Skip all pictures. Write out the data below from its first line through the line that contains "import matplotlib.pyplot as plt".
---
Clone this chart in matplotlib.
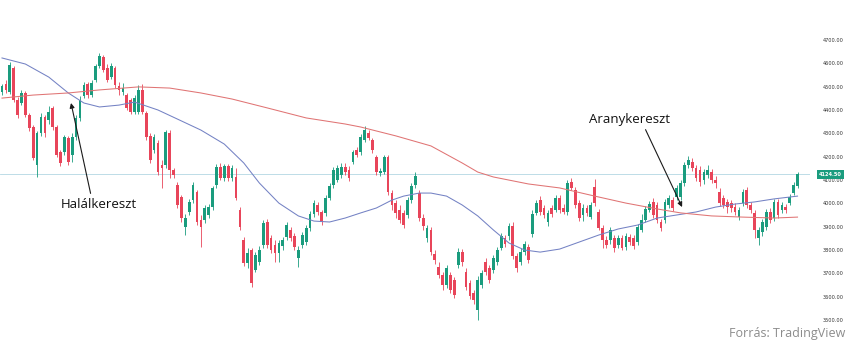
import numpy as np
import matplotlib.pyplot as plt

# daily candles (index = trading day)
opens = [4477,4511,4477,4580,4443,4430,4473,4379,4327,4164,
         4301,4370,4357,4409,4327,4220,4220,4280,4207,4284,
         4366,4460,4511,4464,4529,4589,4627,4580,4541,4580,
         4503,4477,4464,4443,4391,4391,4486,4387,4289,4229,
         4259,4164,4164,4301,4143,4079,4027,3899,3963,4014,
         4049,3929,3929,3950,3984,4079,4156,4109,4160,4109,
         4113,3971,3843,3744,3800,3714,3749,3821,3920,3851,
         3821,3787,3817,3856,3886,3860,3766,3821,3834,3894,
         3954,3993,3963,3959,4023,4079,4100,4121,4156,4143,
         4177,4229,4220,4271,4301,4271,4199,4130,4134,4199,
         4044,4001,3971,3959,3950,4014,4079,4044,3937,3851,
         3886,3783,3727,3693,3650,3693,3671,3736,3791,3706,
         3659,3616,3543,3650,3749,3723,3714,3749,3809,3851,
         3860,3903,3774,3749,3791,3813,3869,3959,4014,3980,
         3920,3980,3971,4023,3980,3963,4091,4057,4001,3950,
         3980,3941,4070,3963,3894,3843,3843,3851,3821,3851,
         3813,3856,3851,3834,3886,3929,3971,4006,3993,3920,
         3929,3993,4014,4027,4027,4087,4164,4177,4151,4143,
         4100,4121,4134,4100,4049,4023,4006,4001,3984,3941,
         4001,4057,3993,3959,3851,3877,3899,3963,3937,4006,
         3971,3984,4001,4044,4074]
closes = [4503,4486,4593,4443,4379,4473,4379,4323,4194,4301,
          4370,4301,4391,4327,4207,4173,4284,4177,4284,4366,
          4443,4507,4464,4516,4589,4631,4571,4529,4589,4507,
          4486,4494,4409,4391,4451,4486,4391,4284,4186,4284,
          4134,4151,4306,4143,4121,3993,3937,3937,4006,4079,
          3920,3899,3980,3984,4066,4156,4109,4160,4109,4151,
          4023,3899,3744,3787,3659,3779,3800,3916,3821,3800,
          3787,3830,3843,3907,3851,3813,3800,3864,3894,3954,
          4001,3963,3920,4023,4074,4143,4151,4156,4134,4109,
          4220,4207,4284,4314,4280,4229,4134,4139,4199,4049,
          3993,3959,3929,3907,4014,4074,4117,3937,3903,3894,
          3791,3757,3693,3650,3723,3629,3607,3791,3749,3641,
          3603,3586,3671,3701,3706,3671,3766,3800,3860,3826,
          3903,3774,3723,3791,3826,3757,3954,4001,3963,3950,
          3959,3954,4023,3971,3963,4087,4066,3993,3937,3980,
          3959,3993,4001,3894,3843,3821,3886,3809,3851,3809,
          3860,3834,3817,3899,3929,3976,3997,3950,3929,3894,
          4006,4023,3980,4066,4087,4164,4186,4151,4109,4091,
          4134,4143,4100,4087,4001,3993,3984,3980,3963,3971,
          4049,3993,3971,3886,3886,3920,3963,3929,4006,3950,
          3993,3971,4027,4079,4124.5]
highs = [4511,4529,4606,4589,4456,4486,4481,4387,4336,4310,
         4387,4379,4417,4417,4336,4229,4293,4289,4301,4379,
         4460,4520,4520,4529,4597,4644,4636,4597,4601,4589,
         4520,4516,4473,4451,4464,4507,4511,4396,4301,4297,
         4271,4186,4314,4314,4151,4091,4036,3954,4019,4091,
         4057,3950,3993,3997,4074,4169,4173,4169,4169,4164,
         4151,3984,3856,3809,3809,3791,3817,3929,3933,3864,
         3843,3843,3856,3920,3899,3873,3817,3877,3907,3967,
         4014,4006,3971,4036,4087,4156,4164,4173,4173,4160,
         4229,4241,4297,4331,4314,4280,4207,4151,4207,4207,
         4057,4014,3993,3971,4027,4087,4134,4057,3954,3907,
         3899,3800,3749,3706,3736,3706,3684,3809,3804,3723,
         3671,3629,3689,3714,3766,3736,3779,3813,3873,3864,
         3916,3920,3787,3809,3839,3826,3971,4014,4031,3993,
         3971,3993,4036,4036,3997,4100,4109,4070,4014,3997,
         3993,4006,4104,3976,3907,3860,3899,3864,3864,3864,
         3873,3869,3864,3911,3954,3989,4010,4023,4006,3933,
         4019,4036,4027,4079,4100,4177,4203,4194,4164,4160,
         4147,4164,4147,4117,4066,4036,4019,4014,4001,3984,
         4061,4070,4006,3971,3899,3933,3976,3980,4019,4019,
         4006,3997,4040,4091,4134]
lows = [4464,4473,4469,4434,4366,4421,4370,4310,4186,4113,
        4289,4284,4340,4314,4199,4160,4207,4164,4177,4271,
        4353,4451,4451,4456,4520,4580,4563,4520,4533,4494,
        4464,4464,4400,4383,4383,4383,4383,4271,4173,4216,
        4121,4066,4151,4109,4109,3980,3920,3864,3950,4001,
        3907,3813,3916,3937,3971,4066,4100,4096,4096,4096,
        4014,3886,3731,3723,3641,3706,3736,3809,3809,3787,
        3749,3749,3800,3843,3839,3800,3727,3809,3821,3881,
        3941,3950,3907,3946,4014,4066,4091,4109,4121,4096,
        4169,4199,4207,4263,4271,4216,4121,4117,4126,4036,
        3971,3937,3916,3894,3937,4001,4066,3924,3886,3834,
        3779,3740,3680,3629,3637,3616,3594,3723,3731,3629,
        3590,3569,3500,3637,3693,3659,3701,3736,3800,3813,
        3843,3761,3706,3736,3779,3744,3856,3950,3950,3937,
        3903,3941,3963,3959,3954,3950,4057,3980,3924,3924,
        3946,3933,3989,3886,3809,3809,3826,3791,3809,3800,
        3800,3821,3804,3821,3877,3920,3963,3937,3916,3881,
        3916,3980,3967,4014,4014,4074,4151,4139,4096,4074,
        4083,4109,4087,4066,3989,3980,3959,3963,3950,3929,
        3989,3980,3959,3851,3821,3860,3886,3916,3924,3937,
        3959,3959,3993,4036,4066]

# moving averages, read at a few days each
ma50_idx = [0,6,12,17,21,25,30,34,37,40,45,51,57,62,66,71,76,80,84,88,92,96,100,103,107,
            110,114,118,122,126,130,134,138,143,148,153,158,163,168,173,178,183,188,193,198,204]
ma50_val = [4623,4597,4541,4473,4430,4413,4421,4434,4417,4400,4361,4314,4254,4173,4087,4001,
            3946,3924,3920,3937,3959,3980,4014,4031,4044,4044,4031,3993,3946,3886,3830,3800,
            3791,3804,3834,3864,3890,3907,3937,3950,3963,3984,3997,4006,4019,4031]
ma200_idx = [0,8,17,25,35,43,51,59,68,78,88,92,101,110,118,122,126,135,143,152,160,168,174,
             182,190,198,204]
ma200_val = [4451,4464,4473,4486,4499,4494,4473,4447,4409,4366,4340,4327,4289,4246,4173,4134,
             4113,4083,4066,4031,4001,3976,3959,3946,3941,3937,3941]

last_price = 4124.5
yticks = list(range(3500, 4701, 100))

green = '#1a9c7e'
red = '#e8455a'

fig = plt.figure(figsize=(8.5, 3.6), dpi=100)
ax = fig.add_axes([0, 0, 810/850, 1])

o = np.array(opens, float)
c = np.array(closes, float)
h = np.array(highs, float)
l = np.array(lows, float)
x = np.arange(len(o))
up = c >= o
cols = np.where(up, green, red)

ax.vlines(x, l, h, colors=cols, lw=0.6, zorder=2)
ax.bar(x, np.abs(c - o), bottom=np.minimum(o, c), width=0.7, color=cols, lw=0, zorder=3)

ax.plot(ma50_idx, ma50_val, color='#7482c4', lw=0.75, zorder=4)
ax.plot(ma200_idx, ma200_val, color='#e07474', lw=0.75, zorder=4)

ax.axhline(last_price, color='#b3d7e3', lw=0.6, zorder=1)

ax.set_xlim(-0.51, 207.2)
ax.set_ylim(3328.6, 4871.4)
for s in ax.spines.values():
    s.set_visible(False)
ax.set_xticks([])
ax.yaxis.tick_right()
ax.set_yticks(yticks)
ax.set_yticklabels([f'{v:.2f}' for v in yticks])
ax.tick_params(axis='y', length=0, pad=9.4, labelsize=3.6, labelcolor='#333333')

ax.text(1.011, last_price, f'{last_price:.2f}', transform=ax.get_yaxis_transform(),
        ha='left', va='center', fontsize=3.6, color='white', fontweight='bold', zorder=6,
        clip_on=False,
        bbox=dict(boxstyle='square,pad=0.35', fc=green, ec='none'))

arrow = dict(arrowstyle='-|>', color='#1a1a1a', lw=0.8, mutation_scale=7, shrinkA=1, shrinkB=0)
ax.annotate('Halálkereszt', xy=(17.7, 4430), xytext=(24.9, 3997),
            ha='center', va='center', fontsize=9.5, family='Open Sans', color='#111111',
            arrowprops=dict(arrow, relpos=(0.4, 1.0)), zorder=7)
ax.annotate('Aranykereszt', xy=(174.4, 3984), xytext=(160.8, 4361),
            ha='center', va='center', fontsize=9.5, family='Open Sans', color='#111111',
            arrowprops=dict(arrow, relpos=(0.68, 0.0)), zorder=7)

fig.text(845/850, 1 - 334/360, 'Forrás: TradingView', ha='right', va='center',
         fontsize=9, family='Open Sans', color='#8c8c8c')

fig.savefig('out.png', dpi=100)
---
TASK OUTPUT →
Clone this chart in matplotlib.
import numpy as np
import matplotlib.pyplot as plt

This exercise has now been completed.